Friday, January 15, 2010

It's Never Too Early for Spring Cleaning

Last night we had vegetable pot pies for dinner. As I was climbing on a chair to reach my ceramic ramekins, I took inventory of the counter tops. The fruit basket and napkin holder stood to the left of the sink; the electric can opener, toaster, and coffee pot to the right. Have you ever noticed, though, that there's always something that doesn't fit in your kitchen? I like to think of my kitchen as a place of cleanliness and orderliness, but some thing always manages to spite me.

Over the last month (which held both Christmas and my birthday)I received several gifts related to my culinary pursuits including lovely aprons, collapsible colanders, a cast iron grill pan, a dehydrator, a silicone baking set, an electric can opener, a jar gadget, and a set of crock pots.
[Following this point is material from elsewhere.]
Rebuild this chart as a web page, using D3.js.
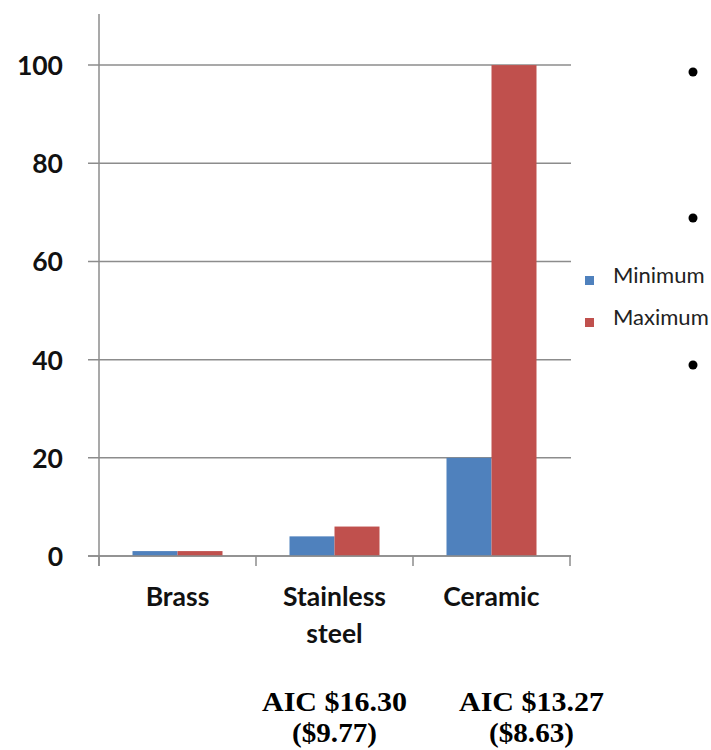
<!DOCTYPE html>
<html>
<head>
<meta charset="utf-8">
<script src="https://cdn.jsdelivr.net/npm/d3@7/dist/d3.min.js"></script>
<style>
  html, body { margin: 0; padding: 0; background: #fff; }
  svg { display: block; }
</style>
</head>
<body>
<svg id="chart" width="711" height="750"></svg>
<script>
// Cost range per cartridge material
const categories = [["Brass"], ["Stainless", "steel"], ["Ceramic"]];
const seriesNames = ["Minimum", "Maximum"];
const minimumValues = [1, 4, 20];
const maximumValues = [1, 6, 100];
const yTicks = [0, 20, 40, 60, 80, 100];
const seriesColors = ["#4F81BD", "#C0504D"];
const aicNotes = [
  { cat: 1, lines: ["AIC $16.30", "($9.77)"] },
  { cat: 2, lines: ["AIC $13.27", "($8.63)"] }
];

const svg = d3.select("#chart");
const axisColor = "#8c8c8c";
const catKeys = categories.map(c => c.join(" "));

const x0 = d3.scaleBand().domain(catKeys).range([99, 570]).paddingInner(0).paddingOuter(0);
const groupW = 90;
const x1 = d3.scaleBand().domain(seriesNames).range([0, groupW]);
const y = d3.scaleLinear().domain([0, 110]).range([556, 16]);

// Horizontal gridlines with outside ticks
svg.append("g").selectAll("line").data(yTicks).join("line")
  .attr("x1", 88).attr("x2", 571)
  .attr("y1", d => y(d)).attr("y2", d => y(d))
  .attr("stroke", axisColor).attr("stroke-width", 1.5);

// Y axis labels
svg.append("g").selectAll("text").data(yTicks).join("text")
  .attr("x", 63).attr("y", d => y(d))
  .attr("text-anchor", "end").attr("dominant-baseline", "central")
  .attr("font-family", "Lato, 'Open Sans', sans-serif")
  .attr("font-weight", "bold").attr("font-size", 26.5)
  .attr("fill", "#111")
  .text(d => d);

// Bars
const rows = catKeys.map((k, i) => ({ key: k, values: [minimumValues[i], maximumValues[i]] }));
const groups = svg.append("g").selectAll("g").data(rows).join("g")
  .attr("transform", d => `translate(${x0(d.key) + (x0.bandwidth() - groupW) / 2},0)`);
groups.selectAll("rect").data(d => d.values.map((v, j) => ({ s: seriesNames[j], v, j })))
  .join("rect")
  .attr("x", d => x1(d.s))
  .attr("width", x1.bandwidth())
  .attr("y", d => y(d.v))
  .attr("height", d => y(0) - y(d.v))
  .attr("fill", d => seriesColors[d.j]);

// Y axis line
svg.append("line")
  .attr("x1", 99).attr("x2", 99).attr("y1", y(110) - 2).attr("y2", 566)
  .attr("stroke", axisColor).attr("stroke-width", 1.5);

// X axis line and category boundary ticks
svg.append("line")
  .attr("x1", 88).attr("x2", 571).attr("y1", y(0)).attr("y2", y(0))
  .attr("stroke", axisColor).attr("stroke-width", 1.5);
const bounds = catKeys.map(k => x0(k)).concat([x0.range()[1]]);
svg.append("g").selectAll("line").data(bounds).join("line")
  .attr("x1", d => d).attr("x2", d => d)
  .attr("y1", y(0)).attr("y2", 566)
  .attr("stroke", axisColor).attr("stroke-width", 1.5);

// Category labels
const catLabels = svg.append("g").selectAll("text").data(categories).join("text")
  .attr("x", (d, i) => x0(catKeys[i]) + x0.bandwidth() / 2)
  .attr("y", 606)
  .attr("text-anchor", "middle")
  .attr("font-family", "Lato, 'Open Sans', sans-serif")
  .attr("font-weight", "bold").attr("font-size", 26.5)
  .attr("fill", "#111");
catLabels.selectAll("tspan").data(d => d).join("tspan")
  .attr("x", function () { return d3.select(this.parentNode).attr("x"); })
  .attr("dy", (d, i) => i === 0 ? 0 : 37)
  .text(d => d);

// Legend
const legend = svg.append("g").selectAll("g").data(seriesNames).join("g")
  .attr("transform", (d, i) => `translate(585,${276 + i * 42})`);
legend.append("rect").attr("width", 9).attr("height", 9)
  .attr("fill", (d, i) => seriesColors[i]);
legend.append("text")
  .attr("x", 28).attr("y", 7)
  .attr("font-family", "Lato, 'Open Sans', sans-serif")
  .attr("font-size", 22).attr("fill", "#222")
  .text(d => d);

// Bullet points at the right edge
svg.append("g").selectAll("circle").data([72, 218, 365]).join("circle")
  .attr("cx", 693).attr("cy", d => d).attr("r", 4.5).attr("fill", "#000");

// Average installed cost notes, one text per line, slightly widened
const offsets = [0, 40];
const lineWidths = [145, 85];
const noteLines = aicNotes.flatMap((n, i) => n.lines.map((t, j) => ({
  t, j, cx: x0(catKeys[n.cat]) + x0.bandwidth() / 2 + offsets[i]
})));
svg.append("g").selectAll("text").data(noteLines).join("text")
  .attr("x", d => d.cx)
  .attr("y", d => 711 + d.j * 30.5)
  .attr("text-anchor", "middle")
  .attr("font-family", "'Liberation Serif', 'Times New Roman', serif")
  .attr("font-weight", "bold").attr("font-size", 27.5)
  .attr("fill", "#000")
  .attr("textLength", d => lineWidths[d.j])
  .attr("lengthAdjust", "spacingAndGlyphs")
  .text(d => d.t);
</script>
</body>
</html>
When I requested these useful items, each had a home in my kitchen - or at least in the kitchen that exists in my head. The aprons hang expectantly on a gleaming hook inside my pantry door, and the colanders rest inside the punch bowl under my island. While the grill pan keeps company with the roasting racks beneath my oven, the silicone baking set easily fits into the small cabinet next to the dishwasher. Even the large, three-station crock pot set has a place to sleep in extra storage until the next department social. But my dehydrator has no home. In the well-planned, efficient kitchen of my dreams, it holds hands with the bread machine under the watchful gaze of the stand mixer. Alas, not in reality.

In reality, my kitchen appliances and gadgets are getting out of hand. My bastion of culinary civility is becoming a jumble of whisks, spoons, food processors, and serving dishes. As the drawers and cabinets become more and more disorganized, I feel a growing sense of unease with the place. It's as if the more toys I accumulate, the more pressure there is to cook something fabulous - as if I have to somehow be worthy of these modern conveniences my grandmother never had.

Somehow this feeling about my kitchen's disarray is creeping into my life. How do I live up to my good job, my nice house, my cool car? The answer is - I don't know. Perhaps that's one of the dilemmas of modern society. We have accumulated so much stuff that it crowds our lives and pressures us to continue craving, grabbing, hoarding more. The idea that I would be a better cook if only I had this gadget becomes I am a better person because I live in this neighborhood. It's all a vicious circle of wanting, getting, and wanting until our very lives are overrun with clutter.

Over 150 years ago Henry David Thoreau urged us all to "Simply! Simplify!" Guess it's time to clean out the cabinets.